Classic live-aboard able to dry out.

There are rather few good looking classic wooden centreboarders in Britain in the size that you are after.

However, there are quite a few in the States, and given your profession, arrangements for shipping one will hold no terrors for you.

Philip Rhodes is the outstanding designer of the type.
.

+ 1

“Undina “ is an example that is based in U.K. and quite well documented
 
Re: going astern, if one goes for GRP or metal, fitting a bow-thruster would be within the DIY skills of the OP. Not so easy if wood, unless cold moulded or strip/sheathed.
 
Thanks again for all of the insight. I must say that I'm thinking I should scrap the bilge keel and wooden hull ideas. They were what the heart wanted but there are loads of great looking classic GRP yachts out there with less to worry about in terms of maintenance.

Might look into a cradle for the home port. Legs are interesting but to leave for work for 10 weeks at a time would be a worry if she were sitting on legs twice a day.
 
Drying out on a hard bottom reverses the stresses in the structure twice a day, even if the water is always perfectly calm.

I don't know your home port, but, as a working rule if the bottom is sandy, not muddy, it is often because the shelter is less than perfect. Given your work pattern, would it be worth looking at a different home port?
 
Drying out on a hard bottom reverses the stresses in the structure twice a day, even if the water is always perfectly calm.

I don't know your home port, but, as a working rule if the bottom is sandy, not muddy, it is often because the shelter is less than perfect. Given your work pattern, would it be worth looking at a different home port?

You might be right
 
As you have moved away from wood, never a good idea on a drying mooring and even less so with the additional weight of live aboard gear. How about a Southerly and a 110 if you are in a position to do it?
 
Southerlies certainly are costly, though the older ones are becoming reasonable. I've sometimes thought the 115, with its roomy aft-cabin, fully-retracting centreplate and inside wheel, is a pleasing, subtly different approach, benefiting from unconventional design.

Whether the drying mooring is practical or fantasy, depends largely on what boat you pick, and where you keep her...

...although plenty of boats (in fact the majority, being fin-keelers) will decide for you, where they need to be moored.

If you really want a boat that can safely dry out upright (I wouldn't consider one that couldn't), then the choice of boats is limited, but not fantasy. If you let yourself be persuaded that you must have one of the fashionable fin keelers that dominate mass-production lines, you will enjoy capable offshore sailing characteristics, but won't be free to properly explore our shallow coastline...

...nor to creek-crawl and wait for the tide in a remote natural harbour, alive with wildfowl and peaceful desolation. I think it's significant that those who say nobody wants to do that, are generally the ones whose boats cannot take them to such places. Perhaps they really wouldn't like it. They're certainly unlikely to find out.
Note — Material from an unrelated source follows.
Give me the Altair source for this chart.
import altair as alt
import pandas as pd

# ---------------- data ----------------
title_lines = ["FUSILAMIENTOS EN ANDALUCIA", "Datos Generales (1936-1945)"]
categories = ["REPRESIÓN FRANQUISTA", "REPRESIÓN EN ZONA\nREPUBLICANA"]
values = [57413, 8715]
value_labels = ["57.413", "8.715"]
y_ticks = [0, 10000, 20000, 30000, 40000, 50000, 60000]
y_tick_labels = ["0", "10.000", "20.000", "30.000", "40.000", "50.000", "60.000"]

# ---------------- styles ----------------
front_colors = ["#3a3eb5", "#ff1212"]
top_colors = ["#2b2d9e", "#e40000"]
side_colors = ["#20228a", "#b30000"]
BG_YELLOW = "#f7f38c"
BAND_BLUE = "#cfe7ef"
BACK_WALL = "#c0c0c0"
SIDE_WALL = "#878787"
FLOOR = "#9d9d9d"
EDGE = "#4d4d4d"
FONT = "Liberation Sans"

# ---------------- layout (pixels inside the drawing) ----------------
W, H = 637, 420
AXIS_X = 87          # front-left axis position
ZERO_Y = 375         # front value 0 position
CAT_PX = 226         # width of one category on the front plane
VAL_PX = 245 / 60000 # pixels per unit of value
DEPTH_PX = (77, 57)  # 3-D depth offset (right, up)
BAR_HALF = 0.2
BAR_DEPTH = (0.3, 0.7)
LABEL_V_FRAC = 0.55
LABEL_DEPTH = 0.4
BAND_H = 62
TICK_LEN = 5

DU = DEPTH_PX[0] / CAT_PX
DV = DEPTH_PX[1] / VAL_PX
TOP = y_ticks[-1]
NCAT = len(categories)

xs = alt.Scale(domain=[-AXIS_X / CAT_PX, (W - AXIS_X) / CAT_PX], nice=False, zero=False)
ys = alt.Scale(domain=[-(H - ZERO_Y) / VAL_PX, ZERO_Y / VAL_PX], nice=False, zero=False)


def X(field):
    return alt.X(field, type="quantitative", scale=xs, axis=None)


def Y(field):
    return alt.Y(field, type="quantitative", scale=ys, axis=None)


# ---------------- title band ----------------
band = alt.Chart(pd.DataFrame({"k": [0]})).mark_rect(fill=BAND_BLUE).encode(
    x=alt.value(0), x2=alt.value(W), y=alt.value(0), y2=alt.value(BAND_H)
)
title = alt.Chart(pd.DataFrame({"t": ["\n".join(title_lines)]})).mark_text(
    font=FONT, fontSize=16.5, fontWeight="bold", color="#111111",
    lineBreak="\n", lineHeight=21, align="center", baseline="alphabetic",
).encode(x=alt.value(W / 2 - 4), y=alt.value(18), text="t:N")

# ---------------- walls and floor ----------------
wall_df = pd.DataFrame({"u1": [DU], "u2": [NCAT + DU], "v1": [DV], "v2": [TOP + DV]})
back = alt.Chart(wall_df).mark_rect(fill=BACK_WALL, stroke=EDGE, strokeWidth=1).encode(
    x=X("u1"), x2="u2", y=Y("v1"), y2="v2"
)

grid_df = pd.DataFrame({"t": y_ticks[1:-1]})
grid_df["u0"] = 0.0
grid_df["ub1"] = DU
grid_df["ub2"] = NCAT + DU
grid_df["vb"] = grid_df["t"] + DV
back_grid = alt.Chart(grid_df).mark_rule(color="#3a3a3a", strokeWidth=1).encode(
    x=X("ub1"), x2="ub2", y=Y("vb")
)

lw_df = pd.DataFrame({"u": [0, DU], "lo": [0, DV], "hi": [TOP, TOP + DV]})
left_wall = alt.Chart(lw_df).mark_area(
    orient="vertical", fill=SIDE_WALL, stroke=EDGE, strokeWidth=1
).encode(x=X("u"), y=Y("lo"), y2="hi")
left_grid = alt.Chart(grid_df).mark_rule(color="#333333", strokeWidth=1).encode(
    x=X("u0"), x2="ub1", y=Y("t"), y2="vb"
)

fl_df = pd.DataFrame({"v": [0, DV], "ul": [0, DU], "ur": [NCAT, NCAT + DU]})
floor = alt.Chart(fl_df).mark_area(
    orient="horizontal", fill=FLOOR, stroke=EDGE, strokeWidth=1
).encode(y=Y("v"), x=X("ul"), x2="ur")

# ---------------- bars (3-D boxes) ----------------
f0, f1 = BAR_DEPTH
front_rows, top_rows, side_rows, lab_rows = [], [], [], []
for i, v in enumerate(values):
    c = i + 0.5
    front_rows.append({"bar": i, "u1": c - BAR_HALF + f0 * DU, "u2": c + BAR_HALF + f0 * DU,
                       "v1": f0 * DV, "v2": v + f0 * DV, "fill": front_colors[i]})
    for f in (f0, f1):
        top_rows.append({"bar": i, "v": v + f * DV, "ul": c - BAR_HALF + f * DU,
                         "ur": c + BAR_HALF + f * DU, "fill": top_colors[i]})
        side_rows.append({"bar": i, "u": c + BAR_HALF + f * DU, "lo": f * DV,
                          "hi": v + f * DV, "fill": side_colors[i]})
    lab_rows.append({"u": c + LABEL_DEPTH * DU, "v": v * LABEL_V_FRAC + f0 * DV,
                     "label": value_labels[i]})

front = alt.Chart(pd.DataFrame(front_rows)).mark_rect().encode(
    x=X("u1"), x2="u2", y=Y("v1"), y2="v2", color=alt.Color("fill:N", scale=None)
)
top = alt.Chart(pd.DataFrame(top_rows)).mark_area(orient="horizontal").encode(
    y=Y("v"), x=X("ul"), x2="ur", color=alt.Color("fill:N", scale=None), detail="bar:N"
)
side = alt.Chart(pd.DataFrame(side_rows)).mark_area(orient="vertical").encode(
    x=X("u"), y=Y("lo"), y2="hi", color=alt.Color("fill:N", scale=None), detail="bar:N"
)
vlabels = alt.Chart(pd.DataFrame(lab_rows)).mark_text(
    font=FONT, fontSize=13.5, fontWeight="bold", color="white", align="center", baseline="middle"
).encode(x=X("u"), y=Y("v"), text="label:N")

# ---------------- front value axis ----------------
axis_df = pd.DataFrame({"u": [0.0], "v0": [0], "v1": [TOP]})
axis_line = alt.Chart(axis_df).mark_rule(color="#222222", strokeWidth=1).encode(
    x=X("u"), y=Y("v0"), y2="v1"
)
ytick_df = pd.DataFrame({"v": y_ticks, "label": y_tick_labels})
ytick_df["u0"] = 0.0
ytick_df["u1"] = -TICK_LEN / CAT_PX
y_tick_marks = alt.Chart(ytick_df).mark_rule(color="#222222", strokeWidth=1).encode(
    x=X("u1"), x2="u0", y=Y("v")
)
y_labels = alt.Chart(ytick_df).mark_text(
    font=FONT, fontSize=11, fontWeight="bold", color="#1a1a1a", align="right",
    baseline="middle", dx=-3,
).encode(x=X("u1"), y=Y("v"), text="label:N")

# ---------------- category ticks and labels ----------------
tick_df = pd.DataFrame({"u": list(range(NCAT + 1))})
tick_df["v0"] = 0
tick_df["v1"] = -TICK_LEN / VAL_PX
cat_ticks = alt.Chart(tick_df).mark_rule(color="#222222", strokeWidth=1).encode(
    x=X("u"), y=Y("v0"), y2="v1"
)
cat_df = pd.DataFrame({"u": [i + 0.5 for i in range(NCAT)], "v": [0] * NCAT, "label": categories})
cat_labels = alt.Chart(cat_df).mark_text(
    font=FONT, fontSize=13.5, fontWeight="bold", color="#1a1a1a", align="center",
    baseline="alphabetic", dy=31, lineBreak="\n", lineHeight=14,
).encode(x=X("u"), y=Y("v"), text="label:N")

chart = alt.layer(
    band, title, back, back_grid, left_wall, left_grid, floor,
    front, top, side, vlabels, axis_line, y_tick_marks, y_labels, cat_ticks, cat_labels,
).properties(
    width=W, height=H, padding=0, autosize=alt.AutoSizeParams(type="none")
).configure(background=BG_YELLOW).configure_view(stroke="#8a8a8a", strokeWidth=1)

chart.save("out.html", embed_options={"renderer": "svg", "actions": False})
48632896976_8c35f389fc_b.jpg


It has been claimed that nobody who can afford a new boat wants an inexpensive drying mooring, they'd rather be at a marina. It may be true - it's rather a relief - there are still plenty of drying moorings for those on limited budgets.

48632868226_64e79f49d0.jpg


But it all depends on what you want. Marina-to-marina sailing seems to be the most popular kind today, so most new yachts don't need to anchor or stop overnight in a drying harbour, and the designs owe more to Parisian show-homes than to conventional practicality.
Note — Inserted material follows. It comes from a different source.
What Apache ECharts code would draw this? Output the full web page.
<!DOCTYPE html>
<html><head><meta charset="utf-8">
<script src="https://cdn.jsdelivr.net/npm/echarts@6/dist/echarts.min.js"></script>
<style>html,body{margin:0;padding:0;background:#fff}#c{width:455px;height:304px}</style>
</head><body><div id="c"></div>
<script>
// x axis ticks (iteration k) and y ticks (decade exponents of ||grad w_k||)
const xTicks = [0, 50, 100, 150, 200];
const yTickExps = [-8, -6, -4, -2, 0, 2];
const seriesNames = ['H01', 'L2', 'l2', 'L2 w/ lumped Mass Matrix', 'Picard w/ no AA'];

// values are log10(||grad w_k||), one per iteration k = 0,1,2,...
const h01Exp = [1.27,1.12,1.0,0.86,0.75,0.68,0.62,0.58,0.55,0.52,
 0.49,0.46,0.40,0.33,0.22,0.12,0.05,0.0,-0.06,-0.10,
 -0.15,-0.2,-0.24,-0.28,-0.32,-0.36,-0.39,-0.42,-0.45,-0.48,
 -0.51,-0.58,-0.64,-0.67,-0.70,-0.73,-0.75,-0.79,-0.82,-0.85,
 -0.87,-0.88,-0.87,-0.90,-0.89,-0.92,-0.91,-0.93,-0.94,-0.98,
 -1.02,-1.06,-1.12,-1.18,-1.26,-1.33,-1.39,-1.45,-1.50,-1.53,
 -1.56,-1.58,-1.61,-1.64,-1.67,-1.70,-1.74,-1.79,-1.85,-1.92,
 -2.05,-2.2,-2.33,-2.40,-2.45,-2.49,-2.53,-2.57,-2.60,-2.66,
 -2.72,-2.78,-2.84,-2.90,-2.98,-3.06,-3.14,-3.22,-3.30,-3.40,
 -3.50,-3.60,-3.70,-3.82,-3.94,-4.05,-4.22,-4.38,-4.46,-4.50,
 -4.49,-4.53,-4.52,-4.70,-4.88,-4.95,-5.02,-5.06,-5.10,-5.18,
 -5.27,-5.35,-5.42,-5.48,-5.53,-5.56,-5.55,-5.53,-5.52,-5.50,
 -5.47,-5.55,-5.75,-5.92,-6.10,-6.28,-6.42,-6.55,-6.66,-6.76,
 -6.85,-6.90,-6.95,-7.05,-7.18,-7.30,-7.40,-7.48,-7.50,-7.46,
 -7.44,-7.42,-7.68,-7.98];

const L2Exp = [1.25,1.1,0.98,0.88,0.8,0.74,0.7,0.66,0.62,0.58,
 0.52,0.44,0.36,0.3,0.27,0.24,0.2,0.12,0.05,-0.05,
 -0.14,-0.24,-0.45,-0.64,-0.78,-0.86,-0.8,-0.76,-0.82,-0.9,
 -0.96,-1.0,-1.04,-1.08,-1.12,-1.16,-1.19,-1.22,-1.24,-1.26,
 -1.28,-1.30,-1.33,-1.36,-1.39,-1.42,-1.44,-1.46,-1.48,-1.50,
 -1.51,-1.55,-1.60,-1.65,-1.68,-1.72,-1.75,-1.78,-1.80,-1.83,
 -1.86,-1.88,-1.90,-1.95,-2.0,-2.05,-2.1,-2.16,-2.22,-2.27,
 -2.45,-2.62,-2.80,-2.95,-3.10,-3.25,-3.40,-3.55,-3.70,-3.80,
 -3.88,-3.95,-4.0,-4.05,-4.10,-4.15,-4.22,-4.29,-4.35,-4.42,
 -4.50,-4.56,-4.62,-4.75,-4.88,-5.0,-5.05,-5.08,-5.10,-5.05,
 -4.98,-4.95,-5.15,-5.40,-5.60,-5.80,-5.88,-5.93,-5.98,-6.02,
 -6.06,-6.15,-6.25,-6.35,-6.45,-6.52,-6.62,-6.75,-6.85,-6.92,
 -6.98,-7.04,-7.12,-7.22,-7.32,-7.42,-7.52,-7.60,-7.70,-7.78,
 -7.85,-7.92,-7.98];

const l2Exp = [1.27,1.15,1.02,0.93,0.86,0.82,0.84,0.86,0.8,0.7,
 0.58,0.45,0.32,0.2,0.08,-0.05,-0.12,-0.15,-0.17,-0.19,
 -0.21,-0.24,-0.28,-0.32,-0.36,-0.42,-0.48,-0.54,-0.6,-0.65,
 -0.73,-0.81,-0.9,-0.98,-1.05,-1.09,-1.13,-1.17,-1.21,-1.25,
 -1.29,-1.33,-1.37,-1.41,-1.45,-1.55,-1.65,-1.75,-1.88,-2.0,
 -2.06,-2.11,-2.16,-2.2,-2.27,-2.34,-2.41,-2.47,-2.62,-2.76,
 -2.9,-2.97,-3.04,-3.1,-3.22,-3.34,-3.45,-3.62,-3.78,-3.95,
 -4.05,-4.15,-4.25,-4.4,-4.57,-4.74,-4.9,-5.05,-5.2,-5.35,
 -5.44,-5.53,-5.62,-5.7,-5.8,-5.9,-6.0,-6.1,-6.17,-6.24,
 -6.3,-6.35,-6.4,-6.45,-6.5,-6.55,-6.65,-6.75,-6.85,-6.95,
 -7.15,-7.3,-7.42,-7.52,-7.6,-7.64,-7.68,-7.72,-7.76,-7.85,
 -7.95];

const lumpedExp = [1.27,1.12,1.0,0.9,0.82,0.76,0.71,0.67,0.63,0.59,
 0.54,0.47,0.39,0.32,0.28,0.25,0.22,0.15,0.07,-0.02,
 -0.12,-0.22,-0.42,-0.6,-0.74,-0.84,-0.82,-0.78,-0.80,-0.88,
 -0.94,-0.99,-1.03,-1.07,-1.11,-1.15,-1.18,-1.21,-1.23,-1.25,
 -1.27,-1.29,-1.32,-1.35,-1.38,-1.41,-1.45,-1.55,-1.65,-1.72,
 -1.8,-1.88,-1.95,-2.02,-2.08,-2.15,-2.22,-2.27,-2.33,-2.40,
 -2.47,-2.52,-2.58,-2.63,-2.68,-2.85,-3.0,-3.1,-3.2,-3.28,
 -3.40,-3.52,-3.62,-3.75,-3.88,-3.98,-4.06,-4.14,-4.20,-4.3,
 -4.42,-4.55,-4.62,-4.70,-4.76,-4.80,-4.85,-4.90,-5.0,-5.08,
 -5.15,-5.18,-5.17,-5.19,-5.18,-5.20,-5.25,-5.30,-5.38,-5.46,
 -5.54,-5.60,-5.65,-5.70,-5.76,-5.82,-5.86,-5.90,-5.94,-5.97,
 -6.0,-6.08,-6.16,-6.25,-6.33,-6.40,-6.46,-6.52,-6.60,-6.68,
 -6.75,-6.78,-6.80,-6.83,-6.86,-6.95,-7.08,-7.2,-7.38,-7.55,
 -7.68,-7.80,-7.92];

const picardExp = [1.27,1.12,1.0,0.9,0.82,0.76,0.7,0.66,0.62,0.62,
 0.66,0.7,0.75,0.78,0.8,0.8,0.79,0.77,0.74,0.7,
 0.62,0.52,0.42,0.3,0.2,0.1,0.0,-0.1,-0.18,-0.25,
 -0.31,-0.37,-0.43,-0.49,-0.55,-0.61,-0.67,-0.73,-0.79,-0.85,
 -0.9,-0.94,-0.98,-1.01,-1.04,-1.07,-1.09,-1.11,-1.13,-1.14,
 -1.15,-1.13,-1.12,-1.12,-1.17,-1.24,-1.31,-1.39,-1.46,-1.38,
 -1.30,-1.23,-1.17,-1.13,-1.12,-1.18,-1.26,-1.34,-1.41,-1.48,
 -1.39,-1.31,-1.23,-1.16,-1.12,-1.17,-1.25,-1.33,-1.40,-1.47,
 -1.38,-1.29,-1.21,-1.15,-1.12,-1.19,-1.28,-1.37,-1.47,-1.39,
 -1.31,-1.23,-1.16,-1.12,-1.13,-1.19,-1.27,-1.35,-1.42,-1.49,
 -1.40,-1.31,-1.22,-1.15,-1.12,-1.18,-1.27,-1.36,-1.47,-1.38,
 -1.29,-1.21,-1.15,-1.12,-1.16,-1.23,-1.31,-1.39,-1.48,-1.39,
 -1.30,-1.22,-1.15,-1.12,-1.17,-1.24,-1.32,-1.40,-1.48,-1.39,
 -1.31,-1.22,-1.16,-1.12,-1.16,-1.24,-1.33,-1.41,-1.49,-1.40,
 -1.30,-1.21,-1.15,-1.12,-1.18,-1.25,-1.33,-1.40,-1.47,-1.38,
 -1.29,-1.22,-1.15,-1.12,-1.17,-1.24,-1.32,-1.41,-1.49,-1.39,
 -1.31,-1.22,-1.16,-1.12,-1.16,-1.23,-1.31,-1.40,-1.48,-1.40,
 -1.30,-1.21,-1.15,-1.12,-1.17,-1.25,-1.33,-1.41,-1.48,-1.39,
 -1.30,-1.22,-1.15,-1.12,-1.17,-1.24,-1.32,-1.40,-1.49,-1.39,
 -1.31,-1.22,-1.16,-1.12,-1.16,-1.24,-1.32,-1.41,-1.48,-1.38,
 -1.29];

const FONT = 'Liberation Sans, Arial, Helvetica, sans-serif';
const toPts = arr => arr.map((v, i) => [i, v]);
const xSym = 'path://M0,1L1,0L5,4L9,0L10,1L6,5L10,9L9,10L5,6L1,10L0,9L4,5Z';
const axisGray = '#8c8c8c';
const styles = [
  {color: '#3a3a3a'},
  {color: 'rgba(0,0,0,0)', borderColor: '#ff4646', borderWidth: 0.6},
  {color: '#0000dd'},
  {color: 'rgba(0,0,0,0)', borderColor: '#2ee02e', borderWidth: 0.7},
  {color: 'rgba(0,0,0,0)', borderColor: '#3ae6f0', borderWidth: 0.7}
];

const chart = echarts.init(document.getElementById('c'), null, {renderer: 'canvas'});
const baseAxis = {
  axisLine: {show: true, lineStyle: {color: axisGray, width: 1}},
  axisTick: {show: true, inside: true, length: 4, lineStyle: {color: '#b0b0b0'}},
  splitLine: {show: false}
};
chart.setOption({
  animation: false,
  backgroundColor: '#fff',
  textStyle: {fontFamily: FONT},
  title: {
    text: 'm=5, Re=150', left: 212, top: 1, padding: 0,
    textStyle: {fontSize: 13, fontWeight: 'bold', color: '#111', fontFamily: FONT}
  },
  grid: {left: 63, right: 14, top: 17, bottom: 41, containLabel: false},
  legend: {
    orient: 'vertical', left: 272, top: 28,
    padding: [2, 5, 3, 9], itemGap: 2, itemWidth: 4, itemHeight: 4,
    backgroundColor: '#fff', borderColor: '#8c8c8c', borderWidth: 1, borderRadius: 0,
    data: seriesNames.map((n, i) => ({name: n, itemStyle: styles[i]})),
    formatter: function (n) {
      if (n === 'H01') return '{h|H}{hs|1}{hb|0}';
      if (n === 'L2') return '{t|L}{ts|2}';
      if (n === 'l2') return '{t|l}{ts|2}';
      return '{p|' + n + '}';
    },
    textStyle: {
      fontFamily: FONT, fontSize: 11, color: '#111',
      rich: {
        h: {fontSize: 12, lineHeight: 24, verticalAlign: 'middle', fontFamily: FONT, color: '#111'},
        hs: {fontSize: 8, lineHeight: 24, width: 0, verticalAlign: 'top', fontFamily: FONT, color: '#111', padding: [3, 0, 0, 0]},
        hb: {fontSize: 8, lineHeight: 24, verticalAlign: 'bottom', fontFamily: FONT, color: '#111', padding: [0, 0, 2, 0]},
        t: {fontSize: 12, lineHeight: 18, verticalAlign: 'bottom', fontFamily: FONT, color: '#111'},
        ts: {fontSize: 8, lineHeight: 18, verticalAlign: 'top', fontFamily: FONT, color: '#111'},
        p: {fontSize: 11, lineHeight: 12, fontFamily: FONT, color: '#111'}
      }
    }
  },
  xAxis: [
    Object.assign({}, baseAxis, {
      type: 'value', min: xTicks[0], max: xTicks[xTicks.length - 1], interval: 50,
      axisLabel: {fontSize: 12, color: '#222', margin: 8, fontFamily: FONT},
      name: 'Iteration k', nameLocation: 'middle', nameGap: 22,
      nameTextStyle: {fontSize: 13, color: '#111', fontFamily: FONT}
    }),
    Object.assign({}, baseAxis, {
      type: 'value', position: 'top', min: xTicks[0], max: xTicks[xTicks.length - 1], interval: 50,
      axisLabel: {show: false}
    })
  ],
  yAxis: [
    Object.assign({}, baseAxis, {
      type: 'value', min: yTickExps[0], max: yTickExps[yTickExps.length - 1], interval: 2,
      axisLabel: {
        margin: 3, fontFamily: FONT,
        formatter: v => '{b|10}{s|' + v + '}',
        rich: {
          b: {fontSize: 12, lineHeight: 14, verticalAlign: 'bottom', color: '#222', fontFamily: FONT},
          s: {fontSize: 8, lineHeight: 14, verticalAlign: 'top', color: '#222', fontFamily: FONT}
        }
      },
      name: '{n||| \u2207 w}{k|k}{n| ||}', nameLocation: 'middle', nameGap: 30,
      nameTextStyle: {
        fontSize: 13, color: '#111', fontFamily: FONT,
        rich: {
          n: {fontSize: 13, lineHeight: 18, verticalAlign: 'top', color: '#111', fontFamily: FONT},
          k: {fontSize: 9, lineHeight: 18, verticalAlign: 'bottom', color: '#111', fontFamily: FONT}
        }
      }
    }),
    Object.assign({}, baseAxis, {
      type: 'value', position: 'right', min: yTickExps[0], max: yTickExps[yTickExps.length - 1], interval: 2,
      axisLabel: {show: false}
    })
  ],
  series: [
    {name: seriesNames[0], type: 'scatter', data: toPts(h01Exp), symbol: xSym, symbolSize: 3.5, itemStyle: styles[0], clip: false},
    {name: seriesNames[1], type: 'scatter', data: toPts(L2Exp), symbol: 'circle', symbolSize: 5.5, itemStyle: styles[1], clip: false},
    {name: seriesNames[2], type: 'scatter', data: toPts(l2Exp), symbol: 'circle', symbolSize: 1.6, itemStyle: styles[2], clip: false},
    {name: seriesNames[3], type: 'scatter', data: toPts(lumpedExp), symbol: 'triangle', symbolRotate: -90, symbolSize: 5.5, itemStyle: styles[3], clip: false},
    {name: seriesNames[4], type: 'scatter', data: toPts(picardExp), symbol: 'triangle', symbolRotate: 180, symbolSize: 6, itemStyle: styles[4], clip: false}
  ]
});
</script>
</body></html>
Designers and builders have done very well, appealing to the cheque-writers' wives rather than concentrating on the rewarding fun of sailing, navigating, and making landfall in natural places. So, conventionally admired designs and the versatility of twin, triple, or lifting keels, aren't much in vogue today. It may all be just as well, actually - I'd hate it if the beauty-spots were full of other boats. ;)

48632289058_7499c7f8a0_b.jpg
 
Last edited:
Interesting pricing too...49,950 Euros, but also 49,950 Dutch Krone (about £6,000). :rolleyes:

48635347642_ac8f652b15.jpg


She's certainly got the bottom for drying out.
 
They do look a bit 'bluff'. Certainly not a speed machine. Reminds me of the line in We Didn't Mean To Go To Sea, when the yacht approaches the Dutch coast and big sailing barges are coming out against the wind, sending great up blasts of spray.

I don't suppose they were designed primarily with offshore sea-work, nor going to windward, in mind - more like canal work.
 
I wouldn't do an Atlantic crossing but fine in the North Sea. Its not a fin keel yacht but they go well. Several over here. They race them in Holland, well slightly larger ones like dinghies........ https://www.youtube.com/watch?v=TqneuY-hVMk
Choosing a boat is always about your own priority so some things will have to be a compromise.